En medio de la narración de angustias, añoranzas y utopías, el narrador, como buen melómano que es, goza citando trozos de canciones de Daniel Santos, su paisano “portorriqueño-colombiano”, vallenatos de Escalona y la salsa del Grupo Niche de Jairo Varela, describiendo lugares paradisiacos, trazas de nuestras identidades regionales y apartes de nuestra frenética y apabullante historia.


La novela de Josean absorbe pero sería injusto no señalar que hace unos años, J. López “S” publicó la novela “Simón Bolívar y el ´Merlín´ 19 El secreto de la espada “una aventura espectacular de ficción basada, en parte, en los mismos hechos y personajes, alojada en la fantasía. Con la espada como motivo, sin relación directa con su recorrido y el robo, Juan Cadavid publicó “Bolívar de Quilichao y el enigma de la espada”, las andanzas locas de un grupo de jóvenes tras un símbolo de poder y los avatares y aspiraciones de su pueblo.


Josean escribió antes “Vengo a decirle adiós a los muchachos” un relato para vibrar entre nostalgias, recorrido triste, vívido y bohemio a los últimos años del gran Daniel Santos, de quien fuera periodista, ahora llevada al cine que ojalá no tarde en presentarse en Colombia. Es tanto el amor a lo que hace y le “encarreta” que, diez años después de la primea versión de esa biografía, Josean Ramos editó una nueva enriquecida con los cajones de documentos que la familia del “inquieto anacobero” puso a su disposición como reciprocidad por el retrato. Entre las reliquias encontradas una canción inédita de “El Jefe” a “Camilo, el cura guerrillero”.

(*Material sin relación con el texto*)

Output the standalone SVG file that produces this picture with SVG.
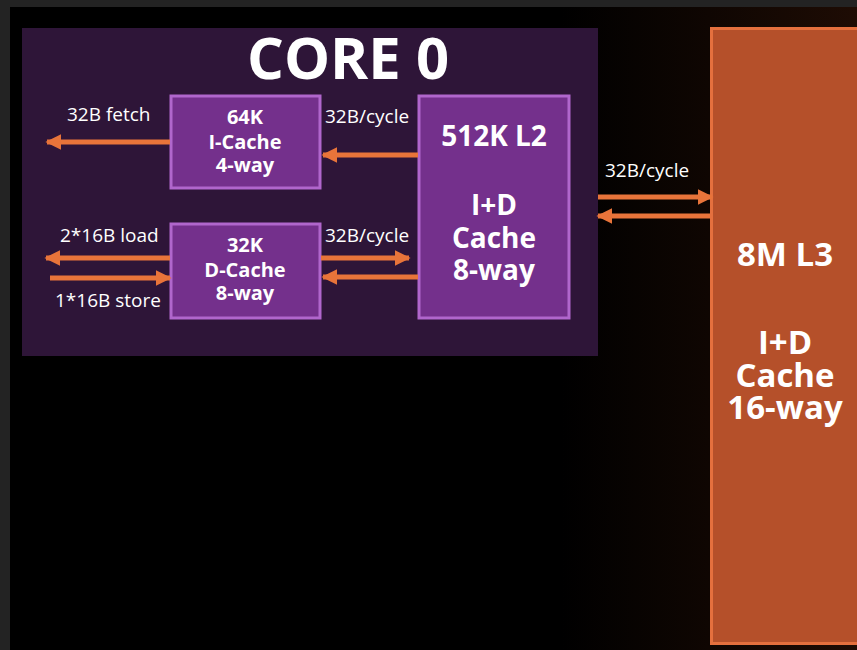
<svg xmlns="http://www.w3.org/2000/svg" width="857" height="650" viewBox="0 0 857 650">
<defs>
<style>
.box{fill:#74308c;stroke:#b066cc;stroke-width:3}
.lbl{font-family:"Open Sans","Liberation Sans",sans-serif;font-size:19px;fill:#ffffff}
.bt{font-family:"Open Sans","Liberation Sans",sans-serif;font-weight:bold;fill:#ffffff;text-anchor:middle}
.ar{stroke:#e8743a;stroke-width:5;fill:none}
</style>
<marker id="ah" viewBox="0 0 10 10" refX="9" refY="5" markerWidth="3.2" markerHeight="3.6" orient="auto" markerUnits="strokeWidth">
<path d="M0,0 L10,5 L0,10 Z" fill="#e8743a"/>
</marker>
<linearGradient id="bg" x1="0" y1="0" x2="1" y2="0">
<stop offset="0.65" stop-color="#000000"/>
<stop offset="1" stop-color="#1e0c04"/>
</linearGradient>
</defs>
<rect x="0" y="0" width="857" height="650" fill="#232323"/>
<rect x="10" y="7" width="847" height="643" fill="url(#bg)"/>
<g id="core0">
<rect x="22" y="28" width="576" height="328" fill="#2e1538"/>
<text class="bt" x="348" y="79" font-size="58">CORE 0</text>
</g>
<g id="icache">
<rect class="box" x="171" y="96" width="149" height="92"/>
<text class="bt" x="245" y="124" font-size="20">64K</text>
<text class="bt" x="245" y="149" font-size="20">I-Cache</text>
<text class="bt" x="245" y="172" font-size="20">4-way</text>
</g>
<g id="dcache">
<rect class="box" x="171" y="224" width="149" height="94"/>
<text class="bt" x="245" y="252" font-size="20">32K</text>
<text class="bt" x="245" y="277" font-size="20">D-Cache</text>
<text class="bt" x="245" y="300" font-size="20">8-way</text>
</g>
<g id="l2">
<rect class="box" x="419" y="96" width="150" height="222"/>
<text class="bt" x="494" y="146" font-size="28">512K L2</text>
<text class="bt" x="494" y="215" font-size="28">I+D</text>
<text class="bt" x="494" y="248" font-size="28">Cache</text>
<text class="bt" x="494" y="280" font-size="28">8-way</text>
</g>
<g id="l3">
<rect x="711.5" y="28.5" width="150" height="615" fill="#b5502a" stroke="#e4703e" stroke-width="3"/>
<text class="bt" x="785" y="266" font-size="33">8M L3</text>
<text class="bt" x="785" y="354" font-size="33">I+D</text>
<text class="bt" x="785" y="387" font-size="33">Cache</text>
<text class="bt" x="785" y="419" font-size="33">16-way</text>
</g>
<g id="connectors">
<line class="ar" x1="170" y1="142" x2="47" y2="142" marker-end="url(#ah)"/>
<line class="ar" x1="418" y1="155" x2="323" y2="155" marker-end="url(#ah)"/>
<line class="ar" x1="170" y1="258" x2="46" y2="258" marker-end="url(#ah)"/>
<line class="ar" x1="50" y1="278" x2="170" y2="278" marker-end="url(#ah)"/>
<line class="ar" x1="321" y1="258" x2="409" y2="258" marker-end="url(#ah)"/>
<line class="ar" x1="418" y1="277" x2="323" y2="277" marker-end="url(#ah)"/>
<line class="ar" x1="598" y1="197" x2="712" y2="197" marker-end="url(#ah)"/>
<line class="ar" x1="710" y1="216" x2="598" y2="216" marker-end="url(#ah)"/>
</g>
<g id="labels">
<text class="lbl" x="67" y="121">32B fetch</text>
<text class="lbl" x="325" y="123">32B/cycle</text>
<text class="lbl" x="60" y="242">2*16B load</text>
<text class="lbl" x="55" y="307">1*16B store</text>
<text class="lbl" x="325" y="242">32B/cycle</text>
<text class="lbl" x="605" y="177">32B/cycle</text>
</g>
</svg>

En “Soy la espada y soy la herida”, una novela en la que trabajó durante un lustro, los sobrevivientes del M19 pusieron en manos de Josean sus secretos -está dedicada a Darío Villamizar, militante e historiador de esa guerrilla, y a la escritora Laura Restrepo, entre otras razones, en gratitud por la sugerencia del título-. Todos ellos y los lectores están compensados con páginas que dignifican las tristezas y alegrías de los que soñaron con la espada.